Furthermore, the deed of establishment must contain the articles of association and other information in relation to the establishment of the Company (Article 8 of Company Law). The deed of establishment shall contain following information:

  1. Identity of the founders of the Company

    In case the founders are individuals, they shall provide their full names, places and dates of birth, occupation, residence and nationality. In case the founders are in form of a Company, they shall provide name, domicile, full address and number and date of the Minister of Law decree regarding the ratification of legal entity of the related Company.

  2. The composition of the Board of Directors (BOD) and of the Board of Commissioners (BOC) of the Company

    The Board of Directors members and the Board of Commissioners members of the Company shall be provided in the deed of establishment of their full names, places and dates of birth, employments, residences, nationalities.

  3. The identity of the shareholders of the Company

    The shareholders of the Company shall be provided in the deed of establishment of their names, details of number of shares, nominal value of shares.

RATIFICATION FROM MINISTER OF JUSTICE AND HUMAN RIGHT

After the deed of establishment has been signed by the founders, the deed of establishment shall be ratified by Minister of Justice and Human Right (the “Minister“) to obtain the status of a legal entity. The ratification from the Minister is the evidence that the Company has obtained status as legal entity.

This ratification application shall be submitted no later than 60 (sixty) days after the deed of establishment has been signed. In the event the application is not submitted in the period of 60 (sixty) days, the deed of establishment will become void and a Company shall be wound up by law and the founders shall settle its affairs. After the ratification, the deed of establishment shall be announced in the state gazette.

CAPITAL STRUCTURE OF LIMITED LIABILITY COMPANY

In the Company Law stipulates that the company capital is divided into 3 (three) capital, as mention below:

  1. Authorized Capital, is the total amount of shares that a Company is allowed to issue to the shareholders. The authorized capital can be called as the registered capital because this capital shall be included in the deed of establishment when the Company is established;
  2. Issued Capital means the capital that is issued by the Company to the shareholders; and
  3. Paid Up Capital means the capital obtained from the shareholders.

According to Article 32 of Company Law, the minimum authorized capital for establishing company is Rp 50,000,000 (fifty million Rupiah). However, the minimum requirement for the authorized capital can be waived for certain business activities such as banking, insurance or freight forwarding business.

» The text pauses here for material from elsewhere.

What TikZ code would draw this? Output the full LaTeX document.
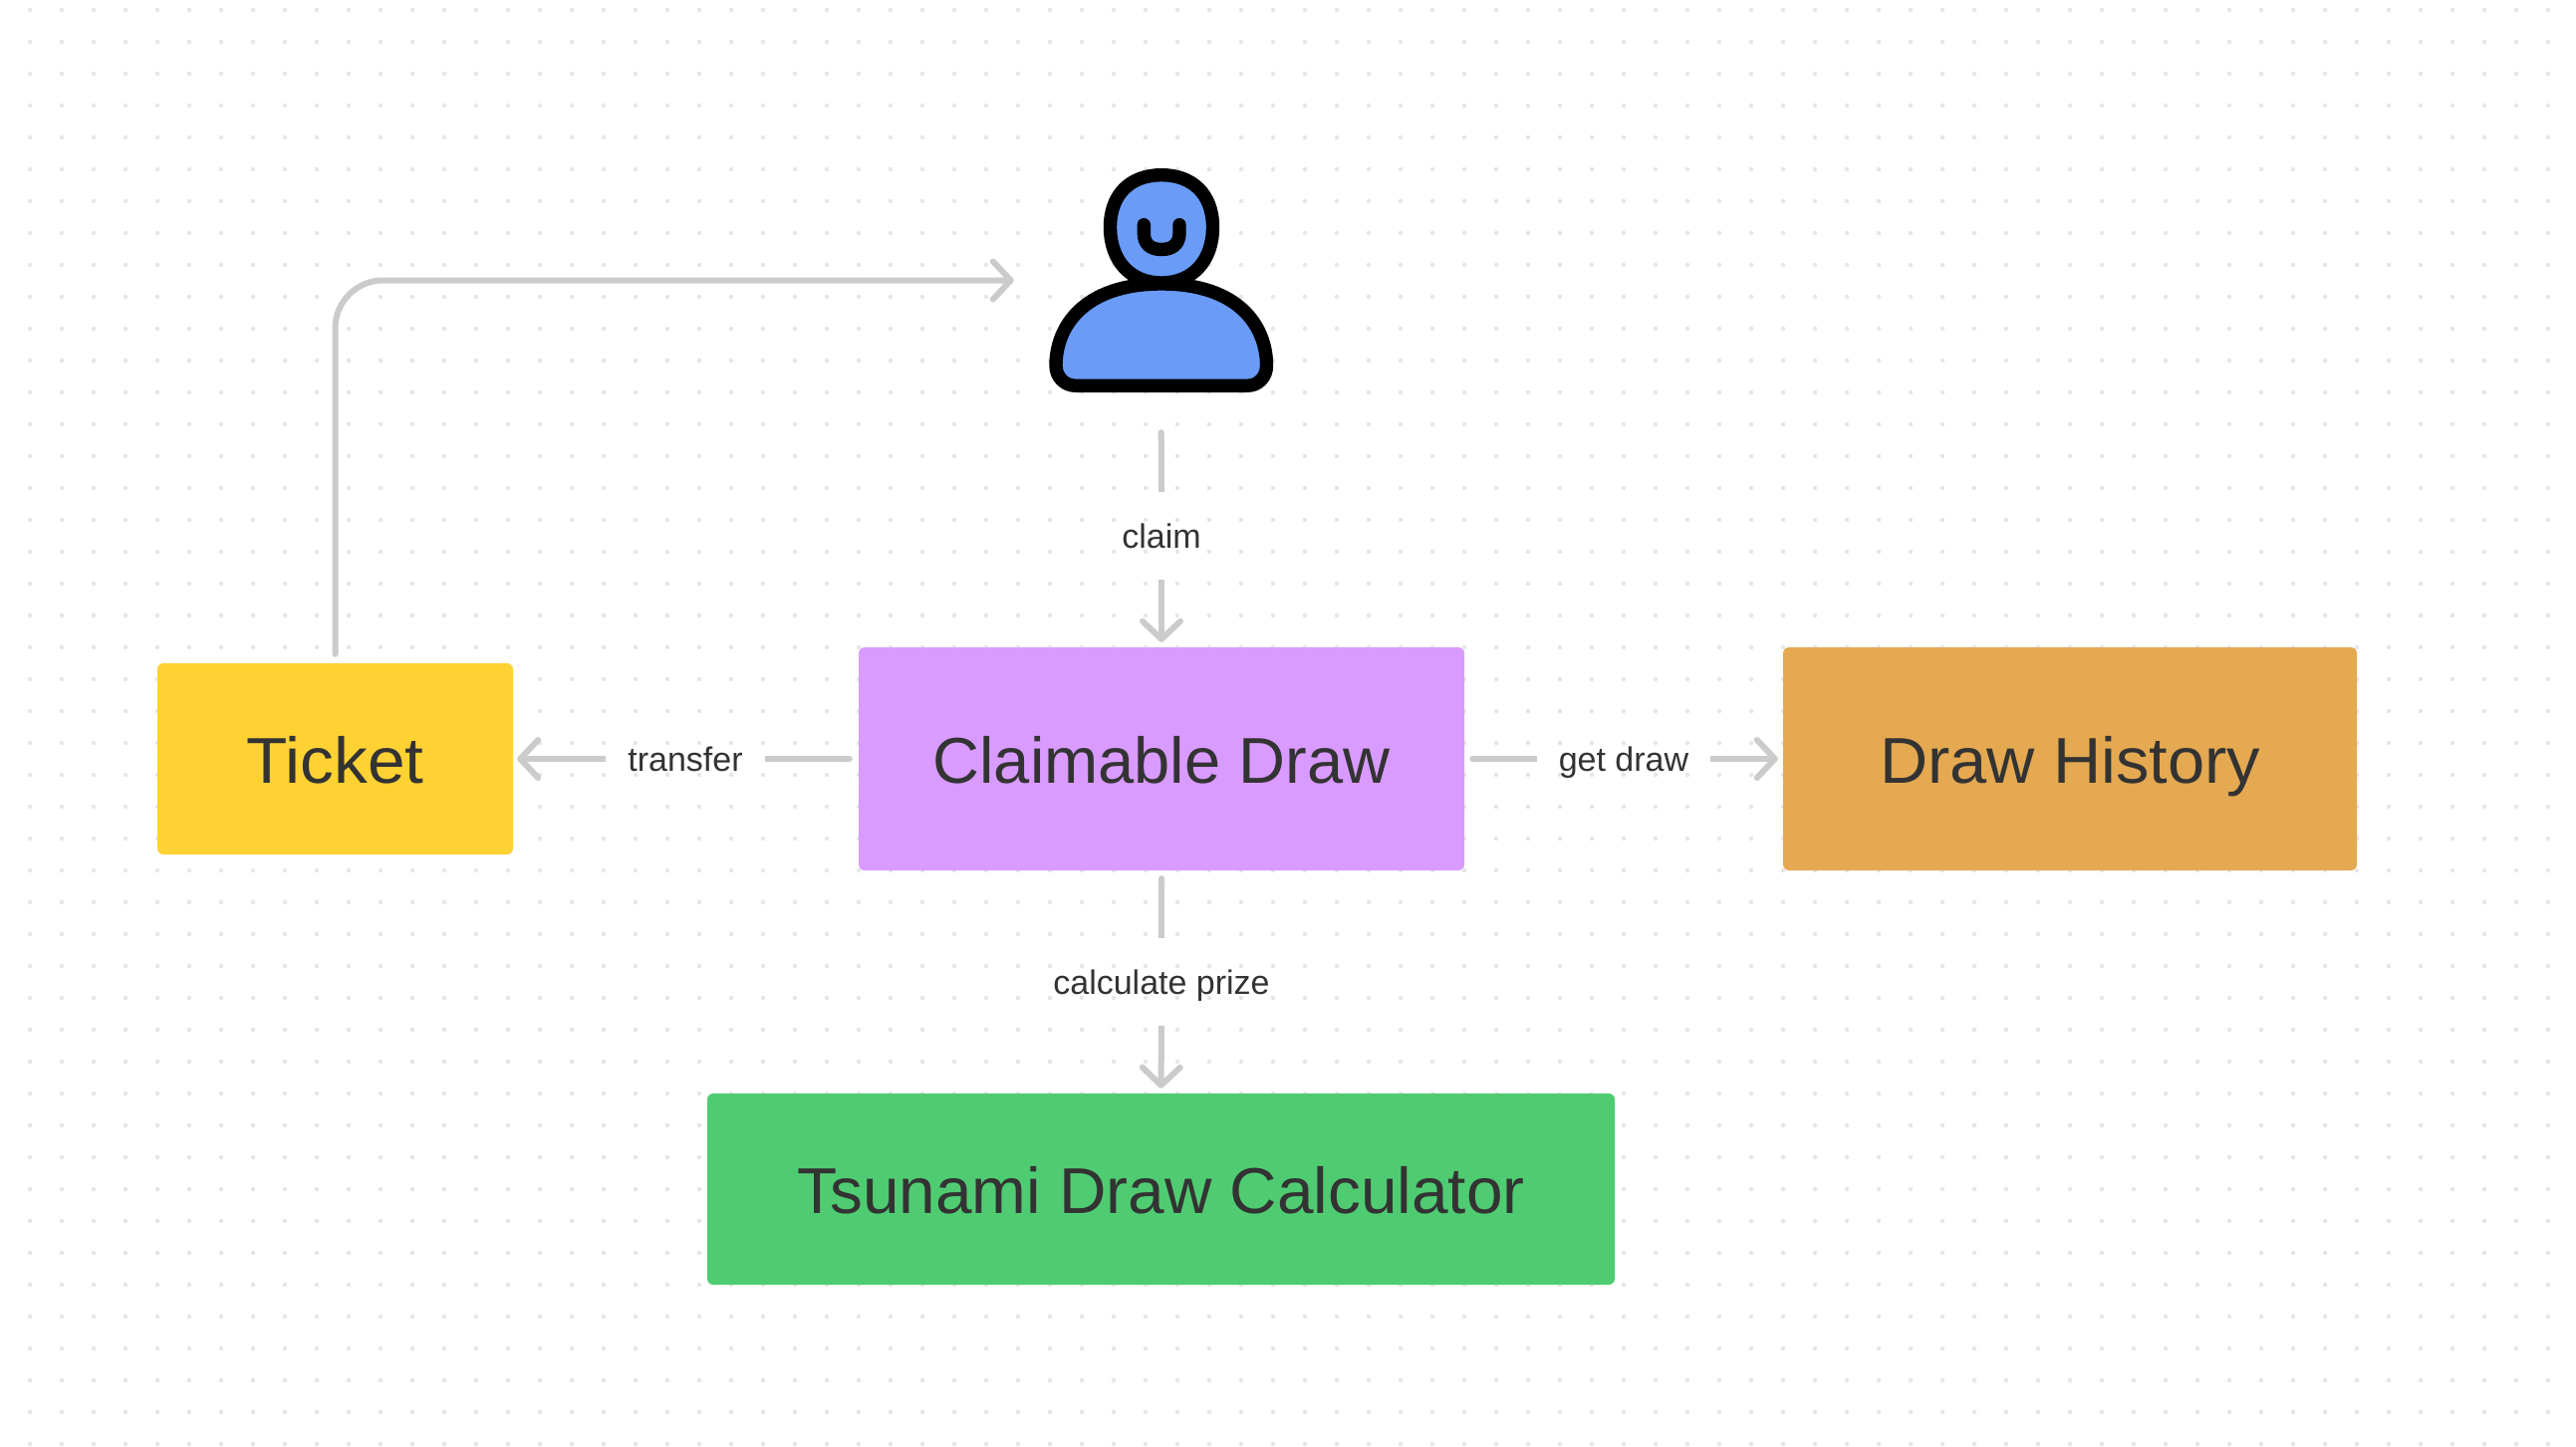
\documentclass[tikz,border=0pt]{standalone}
\usepackage{fontspec}
\setmainfont{Liberation Sans}
\usetikzlibrary{arrows.meta}
\definecolor{ink}{HTML}{333333}
\definecolor{wire}{HTML}{CCCACB}
\definecolor{gridDot}{HTML}{E6E6E6}
\definecolor{cYellow}{HTML}{FFD233}
\definecolor{cPurple}{HTML}{D99BFF}
\definecolor{cOrange}{HTML}{E4A951}
\definecolor{cGreen}{HTML}{4FCC72}
\definecolor{cBlue}{HTML}{699BF7}
\tikzset{
  x=1pt,y=-1pt,
  boxnode/.style={rectangle,rounded corners=6pt,draw=none,inner sep=0pt,text=ink,
    font=\fontsize{65}{72}\selectfont,text height=48pt,text depth=0pt,anchor=center},
  lbl/.style={rectangle,inner sep=0pt,text=ink,font=\fontsize{34}{40}\selectfont,
    text height=24pt,text depth=0pt,anchor=center},
  wireline/.style={draw=wire,line width=6pt},
  wirehead/.style={-{Straight Barb[length=18pt,width=38pt,line width=6pt,round,line cap=round]}},
  wirestart/.style={{Round Cap[]}-},
  wireboth/.style={{Round Cap[]}-{Straight Barb[length=18pt,width=38pt,line width=6pt,round,line cap=round]}},
  figure/.style={draw=black,line width=13.4pt,line join=round,fill=cBlue},
  dotrow/.style={draw=gridDot,line width=4.4pt,line cap=round,dash pattern=on 0pt off 32pt},
}
\begin{document}
\begin{tikzpicture}
\useasboundingbox (0,0) rectangle (2586,1452);
\fill[white] (0,0) rectangle (2586,1452);
% dot grid
\foreach \j in {0,...,45}{
  \draw[dotrow] (-2,{10+32*\j}) -- (2560,{10+32*\j});
}
% boxes
\node[boxnode,fill=cYellow,minimum width=357pt,minimum height=192pt] (ticket) at (336.5,762) {\scalebox{1.04}[1]{Ticket}};
\node[boxnode,fill=cPurple,minimum width=608pt,minimum height=224pt] (claimable) at (1166,762) {Claimable Draw};
\node[boxnode,fill=cOrange,minimum width=576pt,minimum height=224pt] (history) at (2078,762) {\scalebox{1.027}[1]{Draw History}};
\node[boxnode,fill=cGreen,minimum width=911pt,minimum height=192pt] (calc) at (1165.5,1194) {\scalebox{1.011}[1]{Tsunami Draw Calculator}};
% person
\node[inner sep=0pt,minimum width=225pt,minimum height=225pt] (person) at (1165.5,281.5) {};
\path[figure] (1166,175.7) .. controls (1135,175.7) and (1114.5,195) .. (1114.5,228)
  .. controls (1114.5,262) and (1135,284) .. (1166,284)
  .. controls (1197,284) and (1217.5,262) .. (1217.5,228)
  .. controls (1217.5,195) and (1197,175.7) .. (1166,175.7) -- cycle;
\path[figure] (1166,285) .. controls (1088,285) and (1060,328) .. (1060,367)
  .. controls (1060,379) and (1069,387.3) .. (1080,387.3)
  -- (1252,387.3)
  .. controls (1263,387.3) and (1271.5,379) .. (1271.5,367)
  .. controls (1271.5,328) and (1244,285) .. (1166,285) -- cycle;
\draw[black,line width=13.4pt,line cap=round] (1148.3,225.7) -- (1148.3,234)
  .. controls (1148.3,245) and (1155,250.5) .. (1166,250.5)
  .. controls (1177,250.5) and (1184,245) .. (1184,234) -- (1184,225.7);
% labels (their size is the gap they leave in the connector)
\node[lbl,minimum width=160pt] (transfer) at (688,762) {transfer};
\node[lbl,minimum width=174pt] (getdraw) at (1630,762) {get draw};
\node[lbl,minimum height=88pt] (claim) at (1166,538) {claim};
\node[lbl,minimum height=88pt] (prize) at (1166,986) {calculate prize};
% connectors
\draw[wireline,wireboth,rounded corners=48pt,shorten <=6pt,shorten >=35pt]
  (ticket.north) |- (person.west);
\draw[wireline,wirestart,shorten <=6pt] (claimable.west) -- (transfer.east);
\draw[wireline,wirehead,shorten >=4pt] (transfer.west) -- (ticket.east);
\draw[wireline,wirestart,shorten <=5pt] (claimable.east) -- (getdraw.west);
\draw[wireline,wirehead,shorten >=5pt] (getdraw.east) -- (history.west);
\draw[wireline,wirestart,shorten <=37pt] (person.south) -- (claim.north);
\draw[wireline,wirehead,shorten >=5pt] (claim.south) -- (claimable.north);
\draw[wireline,wirestart,shorten <=5pt] (claimable.south) -- (prize.north);
\draw[wireline,wirehead,shorten >=5pt] (prize.south) -- (calc.north);
\end{tikzpicture}
\end{document}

Moreover, with regards to the issued and paid up capital, the minimum portion for those capitals are 25% for each capital which will be calculated from the Authorized Capital and shall be paid up in full by the shareholders. Moreover, as the evidence for the issued and paid up capital, according to Article 33 of Company Law, it is stated that those capital shall be proven by lawful evidence of deposit. According to the elucidation of the article, evidence of deposit means, among others, evidence of deposit by the shareholders into a bank account under the name of the Company, data from financial reports audited by an accountant, or the Company’s balance sheet signed by the Board of Directors and Board of Commissioners.

The capital can be paid in the form of money and other forms, such as tangible or intangible goods, which have a monetary value. Moreover, if the shareholders pay its share by immovable property, it must be announced in 1 (one) national newspaper at least 14 (fourteen) days after that the deed of establishment is signed by the shareholders. The purpose of this provision is to provide information to the public and to allow possible objections, for example in the case that the immoveable property does not belong to the person who undertook the payment.

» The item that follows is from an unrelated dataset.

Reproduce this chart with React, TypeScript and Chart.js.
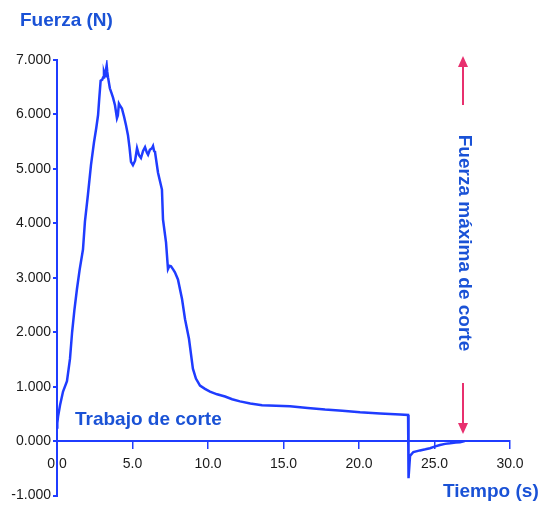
import { useEffect, useRef } from 'react';
import { Chart, registerables } from 'chart.js';

Chart.register(...registerables);

// Time (s) and force (N)
const timeSeconds = [
  0, 0.02, 0.07, 0.2, 0.4, 0.66, 0.86, 1.0, 1.15, 1.32, 1.5, 1.72, 1.85, 2.05, 2.25, 2.45,
  2.6, 2.72, 2.8, 2.89, 3.0, 3.05, 3.11, 3.18, 3.24, 3.29, 3.33, 3.38, 3.5, 3.6, 3.71, 3.84,
  3.97, 4.03, 4.1, 4.2, 4.3, 4.45, 4.57, 4.7, 4.8, 4.9, 5.03, 5.17, 5.3, 5.43, 5.56, 5.7,
  5.83, 5.95, 6.03, 6.15, 6.29, 6.36, 6.43, 6.49, 6.69, 6.95, 7.02, 7.22, 7.35, 7.45, 7.55,
  7.7, 7.81, 8.01, 8.28, 8.48, 8.74, 9.0, 9.2, 9.47, 9.8, 10.13, 10.6, 11.13, 11.6, 12.12,
  12.8, 13.58, 14.5, 15.43, 16.6, 17.75, 18.9, 20.07, 21.4, 22.72, 23.25, 23.28, 23.38,
  23.6, 24.04, 24.4, 24.7, 25.0, 25.36, 25.7, 26.03, 26.4, 26.69, 27.0,
];
const forceNewtons = [
  250, 330, 450, 660, 910, 1100, 1510, 2000, 2400, 2790, 3150, 3520, 4030, 4530, 5070, 5490,
  5750, 5990, 6300, 6620, 6640, 6680, 6770, 6700, 6820, 6900, 6780, 6680, 6480, 6400, 6310, 6170,
  5930, 5980, 6200, 6150, 6110, 5950, 5800, 5620, 5400, 5130, 5070, 5150, 5380, 5250, 5200, 5330,
  5400, 5300, 5260, 5350, 5380, 5420, 5330, 5310, 4930, 4620, 4070, 3650, 3160, 3220, 3210,
  3150, 3100, 2970, 2610, 2240, 1880, 1330, 1150, 1020, 960, 910, 860, 820, 770, 730,
  690, 660, 650, 640, 610, 580, 560, 530, 510, 490, 480, -680, -270,
  -200, -170, -150, -130, -100, -70, -50, -40, -25, -20, 0,
];

const xTickValues = [0, 5, 10, 15, 20, 25, 30];
const yTickValues = [-1000, 0, 1000, 2000, 3000, 4000, 5000, 6000, 7000];

const yTitle = 'Fuerza (N)';
const xTitle = 'Tiempo (s)';
const workLabel = 'Trabajo de corte';
const maxForceLabel = 'Fuerza máxima de corte';

const BLUE_TEXT = '#1a52d6';
const BLUE_LINE = '#1f3cff';
const PINK = '#e8306e';

const annotations = {
  id: 'annotations',
  afterDraw(chart: any) {
    const ctx = chart.ctx as CanvasRenderingContext2D;
    ctx.save();
    ctx.fillStyle = BLUE_TEXT;
    ctx.font = 'bold 19px "Liberation Sans", Arial, sans-serif';
    ctx.textBaseline = 'alphabetic';
    ctx.textAlign = 'left';
    ctx.fillText(yTitle, 20, 26);
    ctx.fillText(workLabel, 75, 425);
    ctx.fillText(xTitle, 443, 497);

    ctx.save();
    ctx.translate(464, 243);
    ctx.rotate(Math.PI / 2);
    ctx.textAlign = 'center';
    ctx.textBaseline = 'middle';
    ctx.fillText(maxForceLabel, 0, 0);
    ctx.restore();

    // arrows
    ctx.strokeStyle = PINK;
    ctx.fillStyle = PINK;
    ctx.lineWidth = 2;
    const ax = 463;
    ctx.beginPath();
    ctx.moveTo(ax, 105);
    ctx.lineTo(ax, 64);
    ctx.stroke();
    ctx.beginPath();
    ctx.moveTo(ax, 56);
    ctx.lineTo(ax - 5, 67);
    ctx.lineTo(ax + 5, 67);
    ctx.closePath();
    ctx.fill();

    ctx.beginPath();
    ctx.moveTo(ax, 383);
    ctx.lineTo(ax, 425);
    ctx.stroke();
    ctx.beginPath();
    ctx.moveTo(ax, 434);
    ctx.lineTo(ax - 5, 423);
    ctx.lineTo(ax + 5, 423);
    ctx.closePath();
    ctx.fill();
    ctx.restore();
  },
};

export default function App() {
  const canvasRef = useRef<HTMLCanvasElement | null>(null);

  useEffect(() => {
    if (!canvasRef.current) return;
    const points = timeSeconds.map((t, i) => ({ x: t, y: forceNewtons[i] }));
    const chart = new Chart(canvasRef.current, {
      type: 'line',
      data: {
        datasets: [
          {
            data: points,
            borderColor: BLUE_LINE,
            borderWidth: 2.5,
            pointRadius: 0,
            tension: 0,
            fill: false,
          },
        ],
      },
      options: {
        animation: false,
        responsive: false,
        maintainAspectRatio: false,
        events: [],
        layout: { padding: { top: 60, left: 0, right: 32, bottom: 9 } },
        plugins: {
          legend: { display: false },
          tooltip: { enabled: false },
          title: { display: false },
        },
        scales: {
          x: {
            type: 'linear',
            position: { y: 0 } as any,
            min: 0,
            max: 30,
            afterBuildTicks: (scale: any) => {
              scale.ticks = xTickValues.map((v) => ({ value: v }));
            },
            afterFit: (scale: any) => {
              scale.height = 0;
            },
            ticks: {
              color: '#1a1a1a',
              font: { family: '"Liberation Sans", Arial, sans-serif', size: 14 },
              padding: 8,
              maxRotation: 0,
              autoSkip: false,
              callback: (v: any) => Number(v).toFixed(1),
            },
            grid: {
              display: true,
              drawOnChartArea: false,
              drawTicks: true,
              tickLength: 7,
              color: BLUE_LINE,
              lineWidth: 1.5,
            },
            border: { display: true, color: BLUE_LINE, width: 2 },
          },
          y: {
            type: 'linear',
            position: 'left',
            min: -1000,
            max: 7000,
            afterBuildTicks: (scale: any) => {
              scale.ticks = yTickValues.map((v) => ({ value: v }));
            },
            afterFit: (scale: any) => {
              scale.width = 57;
            },
            ticks: {
              color: '#1a1a1a',
              font: { family: '"Liberation Sans", Arial, sans-serif', size: 14 },
              padding: 2,
              autoSkip: false,
              callback: (v: any) => (Number(v) / 1000).toFixed(3),
            },
            grid: {
              display: true,
              drawOnChartArea: false,
              drawTicks: true,
              tickLength: 4,
              color: BLUE_LINE,
              lineWidth: 2,
            },
            border: { display: true, color: BLUE_LINE, width: 2 },
          },
        },
      },
      plugins: [annotations],
    });
    return () => chart.destroy();
  }, []);

  return (
    <div style={{ position: 'absolute', left: 0, top: 0, width: 542, height: 506, background: '#fff' }}>
      <canvas ref={canvasRef} width={542} height={506} />
    </div>
  );
}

THE CONTENT OF THE DEED OF ESTABLISHMENT/AOA

According to article 15 of Company Law, the deed of establishment/AoA shall contain at least following information:

  1. the name and domicile of the Company;

A name is required to identify the Company. The name of the Company must not endanger fair competition; it has to respect regulations about intellectual property and especially marks. Furthermore, a
Company must have its domicile in the territory of Republic of Indonesia, which shall constitutes as its headquarter. This domicile of the Company is stipulated in AoA. The Companies must have an address in accordance with its domicile. This address shall be used for correspondence with other party

  1. the purposes and objectives and field of business of the Company;

    It is important to mention the purposes and objectives as well as the field of business of the Company in AoA. The mentioning of the purposes and objectives and the field of business of the Company in AoA held the principle function. In other words, the purposes and objectives and the field of business of the Company are the “legal foundation” for the operator of the Company.

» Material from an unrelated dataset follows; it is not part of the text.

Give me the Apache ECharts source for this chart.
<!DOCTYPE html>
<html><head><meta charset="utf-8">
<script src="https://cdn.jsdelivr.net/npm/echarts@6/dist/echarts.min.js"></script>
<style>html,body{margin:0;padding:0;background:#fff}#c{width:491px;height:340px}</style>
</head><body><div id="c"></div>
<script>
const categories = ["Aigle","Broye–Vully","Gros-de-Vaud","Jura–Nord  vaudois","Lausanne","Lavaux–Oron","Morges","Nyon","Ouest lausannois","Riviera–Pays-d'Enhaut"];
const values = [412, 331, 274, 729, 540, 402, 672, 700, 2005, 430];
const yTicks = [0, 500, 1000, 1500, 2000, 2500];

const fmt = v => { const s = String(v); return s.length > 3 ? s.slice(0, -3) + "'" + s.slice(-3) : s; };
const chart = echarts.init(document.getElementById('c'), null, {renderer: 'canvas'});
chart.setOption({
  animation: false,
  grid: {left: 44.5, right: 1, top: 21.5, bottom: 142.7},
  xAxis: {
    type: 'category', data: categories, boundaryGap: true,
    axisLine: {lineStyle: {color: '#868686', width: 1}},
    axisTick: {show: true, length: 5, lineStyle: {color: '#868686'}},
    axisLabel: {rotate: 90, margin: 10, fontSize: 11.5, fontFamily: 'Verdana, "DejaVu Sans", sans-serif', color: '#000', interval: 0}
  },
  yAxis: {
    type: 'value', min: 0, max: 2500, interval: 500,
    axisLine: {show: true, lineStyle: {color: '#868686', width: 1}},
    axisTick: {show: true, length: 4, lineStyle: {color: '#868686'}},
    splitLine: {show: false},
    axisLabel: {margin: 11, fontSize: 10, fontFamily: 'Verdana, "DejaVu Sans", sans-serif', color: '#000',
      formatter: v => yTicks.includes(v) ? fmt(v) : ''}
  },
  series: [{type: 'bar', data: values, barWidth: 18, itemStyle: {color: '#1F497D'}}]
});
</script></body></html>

  2. the Company’s period of incorporation;

    According to Article 6 of Company Law, a Company is established for a limited or unlimited term as specified in the
    AoA. Furthermore, according to Article 9 paragraph (1) of Company Law, it is stated that to obtain the Decree with regards to the ratification of the Company as a legal entity from the Minister of Law and Human Rights (the “Minister“), the founders of the Company shall jointly submit an application to the Minister electronically via legal entity administration system information technology services, filling in a form that contain the defined period of incorporation of the Company as one of the informations that should be contained in the form.

  3. capital of the Company;

the AoA shall contain the amount of the authorised capital, issued capital, and paid up capital.

  1. shares of the Company;

    the AoA shall contain the number of shares, classification of shares (if any), including the number of shares for each classification, the rights attaching to each share and the nominal value of each share.

  2. Board of Directors (BOD) and Board of Commissioners (BOC) of the Company;

    the AoA shall contain the name and position and number of members, the procedures for the appointment, replacement, and dismissal of members of the BOD and BOC of the Company.

  3. General Meeting of Shareholders (“GMS“);

The AoA shall contains the determination of the place and procedure for holding a GMS.

  1. dividends of the Company;

    The AoA shall contain the procedure for the use of profits and allocation of the dividends of the Company.